The present fabric of the souk is so unimpressive, ordinary and dilapidated that no one can assess its relative importance; it is in dire need of some restoration – not only in terms of infrastructure, but in a true sense by launching a massive ‘action plan’ to redefine it as a world-class market place. For instance, there is a temple there which has now become part of the market; it needs to be restored and preserved. Furthermore, the entire alley of the main market has remnants of history scattered at every nook and corner. There are numerous historic buildings, with beautiful balconies, windows, doors but all in extremely bad shape. Then there are terribly shabby and unpleasant-looking electricity poles in the entire marketplace.

We need to remember that these broken structures are our past; there is a story behind every door, each turn has stories of our ancestors. All this is waiting to be preserved.

Very few know about the fact that the mausoleum of Sultan Qutbuddin Aibak of Mamluk Sultanate is also located at Anarkali Bazaar. In the early 1970s, the mausoleum was renovated on the orders of the then prime minister Zulfikar Ali Bhutto. However, the area has not been maintained and connected. There is a lot more that has become obsolete and our children will never come to know about it if we ignore it today.

The bazaar is now divided into two sections: 'Old Anarkali Bazaar' and 'New Anarkali Bazaar'. Old Anarkali Bazaar is noted for its traditional food items, and has been successfully converted into a food street. It has a great foodie visitor turnover. New Anarkali Bazaar is noted for the popular Paan Gali, Bano Bazaar and Dhoni ram, and Kaseera Bazaar, Naulakha Bazaar, that are in need of being upgraded, well-labelled and improved in terms of their facilities. The names of the bazaars are catchy, romantic and manifest the poetic intricacies of Mughal-era amalgamation with architecture and urban planning. This could be highlighted to educate our generations about the past.

Unesco is intending to initiate an upgradation project for the Lahore Museum, Punjab Public Library, Tollinton Market and NCA – to be developed as a cultural district. The concerned authorities should take advantage of the moment and integrate the adjacent Anarkali Bazaar’s restoration with this. The bazaar has many faces, containing within it a lively market, a dense residential zone and public buildings from the colonial period like the landmark institution of King Edward Medical University next to it. The Neela Gumbud cycle market that faces the medical university could also be upgraded and encroachments cleared. In this entire region, one monument leads to another. It certainly forms a cultural district that can be holistically developed and well integrated for the ease of tourists.

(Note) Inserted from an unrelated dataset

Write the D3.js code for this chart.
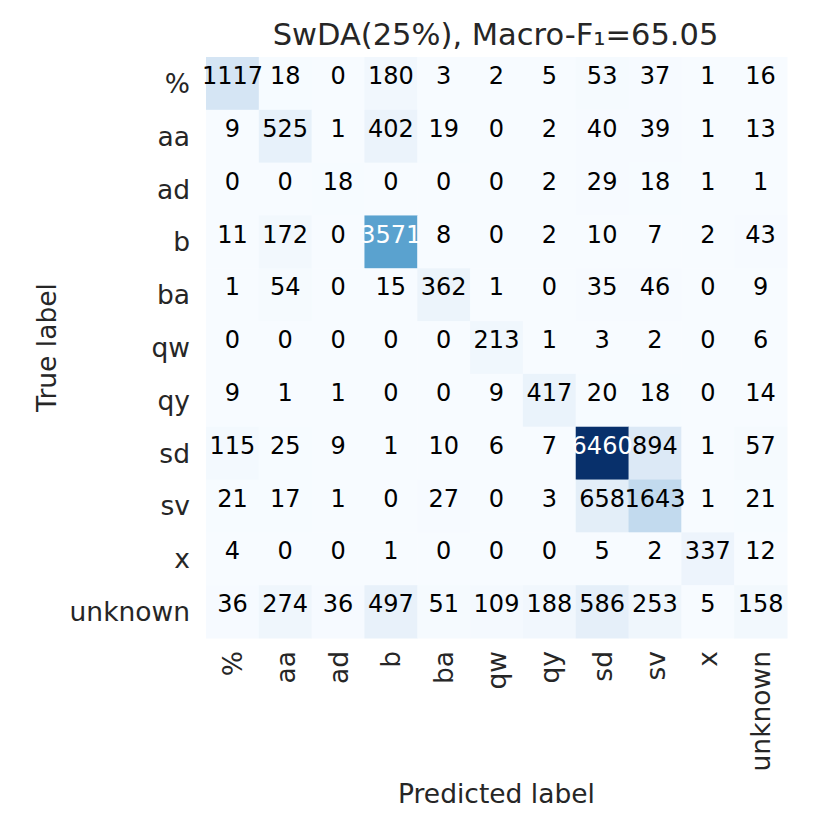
<!DOCTYPE html>
<html>
<head>
<meta charset="utf-8">
<script src="https://cdn.jsdelivr.net/npm/d3@7"></script>
<style>
  body { margin: 0; background: #fff; }
  text { font-family: 'DejaVu Sans', sans-serif; fill: #262626; }
</style>
</head>
<body>
<svg id="cm" width="830" height="830"></svg>
<script>
let labels = ['%', 'aa', 'ad', 'b', 'ba', 'qw', 'qy', 'sd', 'sv', 'x', 'unknown']

// rows = true label, columns = predicted label
let row_pct     = [1117, 18, 0, 180, 3, 2, 5, 53, 37, 1, 16]
let row_aa      = [9, 525, 1, 402, 19, 0, 2, 40, 39, 1, 13]
let row_ad      = [0, 0, 18, 0, 0, 0, 2, 29, 18, 1, 1]
let row_b       = [11, 172, 0, 3571, 8, 0, 2, 10, 7, 2, 43]
let row_ba      = [1, 54, 0, 15, 362, 1, 0, 35, 46, 0, 9]
let row_qw      = [0, 0, 0, 0, 0, 213, 1, 3, 2, 0, 6]
let row_qy      = [9, 1, 1, 0, 0, 9, 417, 20, 18, 0, 14]
let row_sd      = [115, 25, 9, 1, 10, 6, 7, 6460, 894, 1, 57]
let row_sv      = [21, 17, 1, 0, 27, 0, 3, 658, 1643, 1, 21]
let row_x       = [4, 0, 0, 1, 0, 0, 0, 5, 2, 337, 12]
let row_unknown = [36, 274, 36, 497, 51, 109, 188, 586, 253, 5, 158]

let matrix = [row_pct, row_aa, row_ad, row_b, row_ba, row_qw, row_qy, row_sd, row_sv, row_x, row_unknown]

let title = 'SwDA(25%), Macro-F\u2081=65.05'

let margin = ({ top: 57, right: 43, bottom: 192, left: 206 })
let width = 830 - margin.left - margin.right
let height = 830 - margin.top - margin.bottom

let svg = d3.select('#cm')
let g = svg.append('g').attr('transform', `translate(${margin.left},${margin.top})`)

let x = d3.scaleBand().domain(labels).range([0, width])
let y = d3.scaleBand().domain(labels).range([0, height])

let vmax = d3.max(matrix, r => d3.max(r))
let color = d3.scaleSequential(d3.interpolateBlues).domain([0, vmax])

// flatten to cells
let cells = []
matrix.forEach((r, i) => r.forEach((v, j) => cells.push({ t: labels[i], p: labels[j], v: v })))

function lum(c) {
	let rgb = d3.rgb(c)
	let f = ch => {
		ch = ch / 255
		return ch <= 0.03928 ? ch / 12.92 : Math.pow((ch + 0.055) / 1.055, 2.4)
	}
	return 0.2126 * f(rgb.r) + 0.7152 * f(rgb.g) + 0.0722 * f(rgb.b)
}

g.append('g')
	.selectAll('rect')
	.data(cells)
	.join('rect')
	.attr('x', d => x(d.p))
	.attr('y', d => y(d.t))
	.attr('width', x.bandwidth() + 0.5)
	.attr('height', y.bandwidth() + 0.5)
	.attr('fill', d => color(d.v))

// annotations sit a bit above the cell centre, like the original
g.append('g')
	.selectAll('text')
	.data(cells)
	.join('text')
	.attr('x', d => x(d.p) + x.bandwidth() / 2)
	.attr('y', d => y(d.t) + y.bandwidth() / 2)
	.attr('dy', '0.03em')
	.attr('text-anchor', 'middle')
	.style('font-size', '24px')
	.style('fill', d => lum(color(d.v)) < 0.408 ? '#fff' : '#000')
	.text(d => d.v)

// y tick labels
g.append('g')
	.selectAll('text')
	.data(labels)
	.join('text')
	.attr('x', -16)
	.attr('y', d => y(d) + y.bandwidth() / 2)
	.attr('dy', '0.36em')
	.attr('text-anchor', 'end')
	.style('font-size', '26.5px')
	.text(d => d)

// x tick labels, rotated
g.append('g')
	.selectAll('text')
	.data(labels)
	.join('text')
	.attr('transform', d => `translate(${x(d) + x.bandwidth() / 2},${height + 13}) rotate(-90)`)
	.attr('dy', '0.36em')
	.attr('text-anchor', 'end')
	.style('font-size', '26.5px')
	.text(d => d)

// axis titles
svg.append('text')
	.attr('x', margin.left + width / 2)
	.attr('y', 803)
	.attr('text-anchor', 'middle')
	.style('font-size', '26.5px')
	.text('Predicted label')

svg.append('text')
	.attr('transform', `translate(56,${margin.top + height / 2}) rotate(-90)`)
	.attr('text-anchor', 'middle')
	.style('font-size', '26.5px')
	.text('True label')

svg.append('text')
	.attr('x', margin.left + width / 2 - 1)
	.attr('y', 45)
	.attr('text-anchor', 'middle')
	.style('font-size', '30.5px')
	.text(title)
</script>
</body>
</html>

Time and again efforts have been made to upgrade this significant place. For instance, the inclusion of Anarkali Bazaar in the 2020 World Monuments Watch aimed to support the efforts to revive the area and restore the community’s places of interest. In late 2020, the WMF had joined local actors in the project to recapture Anarkali Bazaar’s traditional fabric through cultural mapping and stakeholder engagement, awareness campaign of neighbourhoods’ significance and by bringing communities together in the creation of a comprehensive heritage trail. But to date no such tangible change has been observed.

Mall Road is the central artery which holds enormous relevance to history. But it's landmark historical buildings are not maintained to the level they should be. Though in the past some steps were taken by the authorities for removal of signboards, the situation has gone bad again, with advertisement boards again hampering the beauty of old monuments and the paint of facades decaying as no one owns this heritage.

Our authorities must recognise the fact that culture is not a luxury, it is a necessity. It gives economic benefits and nurtures social values. This kind of cultural district should be looked after as a child – vigilantly and watchfully. No price can be placed on preserving one’s culture, values and tradition.